In order to substantiate this finding, Fink accepted an invitation to work at the University of Manchester with Hughes in May 2015 and carry out additional sampling in the Rhinogs, Moelwyyns and Arenigs mountains (see map below) in northern Wales. The new data has validated the original discovery and their research work has just been accepted for publication by the prestigious journal, Quaternary Science Research
 
Map Welsh mountain ranges
 
“You can work out how the glacial systems are altered by climate change and how the landscape is changing over short, medium or long term timescales depending on the cosmogenic radionuclide you measure.
 
Beryllium-10 has a long million year ‘dating-range’, whereas carbon-14  has a short 5,000 year range.  In order to increase our accuracy and sensitivity, at ANSTO we are developing new methods to measure cosmogenic carbon-14 that is produced together with beryllium-10 in the same rock,” explained Fink. 
 
Fink said that an impromptu decision to visit another nearby location in north Wales, led to an opportunity to improve the calibration factor for cosmogenic radionuclide surface exposure dating of ice sheets in the British Isles. 
 
“This calibration factor, or production rate, tells us how many cosmogenic atoms are produced per year per gram of rock.
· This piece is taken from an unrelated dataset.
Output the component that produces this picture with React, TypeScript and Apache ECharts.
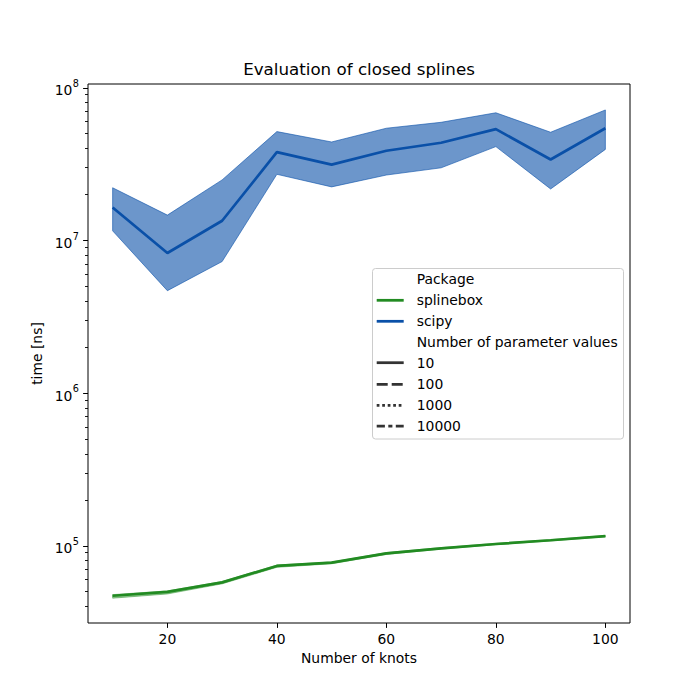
import React, { useEffect, useRef } from "react";
import * as echarts from "echarts";

const knots = [10, 20, 30, 40, 50, 60, 70, 80, 90, 100];

const scipyMean = [1.65e7, 8.3e6, 1.35e7, 3.8e7, 3.15e7, 3.88e7, 4.38e7, 5.38e7, 3.4e7, 5.45e7];
const scipyLow = [1.16e7, 4.7e6, 7.3e6, 2.72e7, 2.25e7, 2.69e7, 3.0e7, 4.13e7, 2.18e7, 3.96e7];
const scipyHigh = [2.22e7, 1.47e7, 2.5e7, 5.18e7, 4.43e7, 5.45e7, 5.96e7, 6.88e7, 5.13e7, 7.18e7];

const splineboxMean = [4.72e4, 5.0e4, 5.78e4, 7.4e4, 7.78e4, 8.95e4, 9.65e4, 1.03e5, 1.09e5, 1.16e5];
const splineboxLow = [4.55e4, 4.85e4, 5.65e4, 7.25e4, 7.65e4, 8.8e4, 9.55e4, 1.02e5, 1.08e5, 1.15e5];
const splineboxHigh = [4.8e4, 5.08e4, 5.85e4, 7.5e4, 7.85e4, 9.05e4, 9.75e4, 1.04e5, 1.1e5, 1.17e5];

const xTicks = [20, 40, 60, 80, 100];
const yTicks = [1e5, 1e6, 1e7, 1e8];
const yTickExponents = ["5", "6", "7", "8"];
const yMinorTicks = [
  4e4, 5e4, 6e4, 7e4, 8e4, 9e4,
  2e5, 3e5, 4e5, 5e5, 6e5, 7e5, 8e5, 9e5,
  2e6, 3e6, 4e6, 5e6, 6e6, 7e6, 8e6, 9e6,
  2e7, 3e7, 4e7, 5e7, 6e7, 7e7, 8e7, 9e7,
];

const packageNames = ["splinebox", "scipy"];
const packageColors = ["#228b22", "#0a50a8"];
const paramCounts = ["10", "100", "1000", "10000"];
const paramDashes: (number[] | null)[] = [null, [11, 4], [2.75, 2.75], [8.2, 3.4, 4.1, 3.4]];

const FONT = "DejaVu Sans";
const FS = 13.9;
const X_MIN = 5.5;
const X_MAX = 104.5;
const Y_MIN = 31300;
const Y_MAX = 1.062e8;

function bandSeries(lo: number[], hi: number[], fill: string) {
  return {
    type: "custom",
    silent: true,
    z: 1,
    data: knots.map((k, i) => [k, lo[i], hi[i]]),
    encode: { x: 0, y: [1, 2] },
    renderItem: (params: any, api: any) => {
      if (params.dataIndex !== 0) return null;
      const pts: number[][] = [];
      for (let i = 0; i < knots.length; i++) pts.push(api.coord([knots[i], hi[i]]));
      for (let i = knots.length - 1; i >= 0; i--) pts.push(api.coord([knots[i], lo[i]]));
      return {
        type: "polygon",
        shape: { points: pts },
        style: { fill, stroke: fill, lineWidth: 1, opacity: 1 },
      };
    },
  };
}

export default function App() {
  const ref = useRef<HTMLDivElement>(null);
  useEffect(() => {
    if (!ref.current) return;
    const chart = echarts.init(ref.current, undefined, { renderer: "svg" });

    const legendX = 372.5;
    const legendY = 268.5;
    const rowY = [278.7, 300.3, 321.3, 342, 362.7, 384.3, 405.3, 426];
    const handleX1 = 376.7;
    const handleX2 = 403.7;
    const textX = 416.7;
    const legendTexts = ["Package", ...packageNames, "Number of parameter values", ...paramCounts];

    const graphics: any[] = [
      {
        type: "rect",
        shape: { x: legendX, y: legendY, width: 251, height: 170.5, r: 3 },
        style: { fill: "rgba(255,255,255,0.8)", stroke: "#cccccc", lineWidth: 1 },
        z: 100,
      },
    ];
    legendTexts.forEach((t, i) => {
      graphics.push({
        type: "text",
        x: textX,
        y: rowY[i],
        style: { text: t, fontFamily: FONT, fontSize: FS, fill: "#000", verticalAlign: "middle", align: "left" },
        z: 101,
      });
    });
    packageNames.forEach((_, i) => {
      graphics.push({
        type: "line",
        shape: { x1: handleX1, y1: rowY[1 + i], x2: handleX2, y2: rowY[1 + i] },
        style: { stroke: packageColors[i], lineWidth: 2.75 },
        z: 101,
      });
    });
    paramCounts.forEach((_, i) => {
      graphics.push({
        type: "line",
        shape: { x1: handleX1, y1: rowY[4 + i], x2: handleX2, y2: rowY[4 + i] },
        style: { stroke: "#333333", lineWidth: 2.75, lineDash: paramDashes[i] || undefined },
        z: 101,
      });
    });

    chart.setOption({
      animation: false,
      backgroundColor: "#ffffff",
      textStyle: { fontFamily: FONT },
      title: {
        text: "Evaluation of closed splines",
        left: 359,
        top: 60,
        padding: 0,
        textAlign: "center",
        textStyle: { fontFamily: FONT, fontSize: 16.7, fontWeight: "normal", color: "#000" },
      },
      grid: {
        left: 88,
        right: 70,
        top: 84,
        bottom: 77,
        show: true,
        borderColor: "#000",
        borderWidth: 1,
        backgroundColor: "transparent",
        containLabel: false,
      },
      xAxis: {
        type: "value",
        min: X_MIN,
        max: X_MAX,
        name: "Number of knots",
        nameLocation: "middle",
        nameGap: 28,
        nameTextStyle: { fontFamily: FONT, fontSize: FS, color: "#000" },
        axisLine: { show: false },
        splitLine: { show: false },
        axisTick: { show: true, length: 4.9, customValues: xTicks, lineStyle: { color: "#000", width: 1 } },
        axisLabel: {
          customValues: xTicks,
          margin: 9,
          fontFamily: FONT,
          fontSize: FS,
          color: "#000",
        },
      },
      yAxis: {
        type: "log",
        logBase: 10,
        min: Y_MIN,
        max: Y_MAX,
        name: "time [ns]",
        nameLocation: "middle",
        nameGap: 43,
        nameRotate: 90,
        nameTextStyle: { fontFamily: FONT, fontSize: FS, color: "#000" },
        axisLine: { show: false },
        splitLine: { show: false },
        axisTick: { show: true, length: 4.9, customValues: yTicks, lineStyle: { color: "#000", width: 1 } },
        axisLabel: {
          customValues: yTicks,
          margin: 9,
          fontFamily: FONT,
          color: "#000",
          formatter: (v: number) => {
            const idx = yTicks.findIndex((t) => Math.abs(t - v) / t < 1e-6);
            return idx >= 0 ? `{b|10}{s|${yTickExponents[idx]}}` : "";
          },
          rich: {
            b: { fontFamily: FONT, fontSize: FS, color: "#000", lineHeight: 19, verticalAlign: "bottom" },
            s: { fontFamily: FONT, fontSize: 9.7, color: "#000", lineHeight: 19, verticalAlign: "top", padding: [0, 0, 0, 0.5] },
          },
        },
      },
      series: [
        bandSeries(scipyLow, scipyHigh, "rgba(10,80,168,0.6)"),
        bandSeries(splineboxLow, splineboxHigh, "rgba(34,139,34,0.45)"),
        {
          type: "line",
          name: "scipy",
          data: knots.map((k, i) => [k, scipyMean[i]]),
          symbol: "none",
          z: 3,
          lineStyle: { color: packageColors[1], width: 2.7 },
          itemStyle: { color: packageColors[1] },
        },
        {
          type: "line",
          name: "splinebox",
          data: knots.map((k, i) => [k, splineboxMean[i]]),
          symbol: "none",
          z: 3,
          lineStyle: { color: packageColors[0], width: 2.7 },
          itemStyle: { color: packageColors[0] },
        },
        {
          // minor ticks of the log y axis (2..9 x 10^n), placed through the axis scale
          type: "custom",
          silent: true,
          clip: false,
          z: 10,
          data: yMinorTicks.map((v) => [X_MIN, v]),
          encode: { x: 0, y: 1 },
          renderItem: (params: any, api: any) => {
            const p = api.coord([X_MIN, yMinorTicks[params.dataIndex]]);
            const y = Math.round(p[1] - 0.5) + 0.5;
            const x = Math.round(p[0]);
            return {
              type: "line",
              shape: { x1: x - 3, y1: y, x2: x, y2: y },
              style: { stroke: "#000000", lineWidth: 0.9 },
            };
          },
        },
      ],
      graphic: graphics,
    });
    return () => chart.dispose();
  }, []);
  return <div ref={ref} style={{ position: "absolute", left: 0, top: 0, width: 700, height: 700 }} />;
}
Hence, we use these production rates to convert our AMS measurements to ages,” described Fink.
 
“Because the cosmic ray flux changes with latitude and elevation of your sample site, so does the production rate.”
 
“Production rates are very difficult to measure because you need another parameter to measure time. At this special site, a well constrained, unaltered tarn had been impounded between two moraines. 
 
By doing beryllium-10 in the moraines and radiocarbon dating the bog, Fink will be able to provide UK scientists working in BRIT-ICE with their own special ‘English-made’ production rate. Fink is waiting for the new samples and hopes a result will be known in mid-2016 .
 
How do you measure cosmogenic exposure ages?
 
The radionuclides beryllium-10 (T1/2=1.38 million years) and aluminium-26 (0.70 million years) and carbon-14(5730 years) are produced in exposed surface rocks within a metre or so of the Earth’s crust by the secondary cosmic ray flux (fast neutrons) that penetrate Earth’s atmosphere. Despite ultra-low in situ production rates, only five atoms of beryllium-10 are produced each year per gram of rock. 
 
Accelerator mass spectrometry can measure this tell-tale signal. As the concentration builds up over time with continued exposure to cosmic rays, in situ cosmogenic radionuclides act as nuclear clocks which measure an exposure age.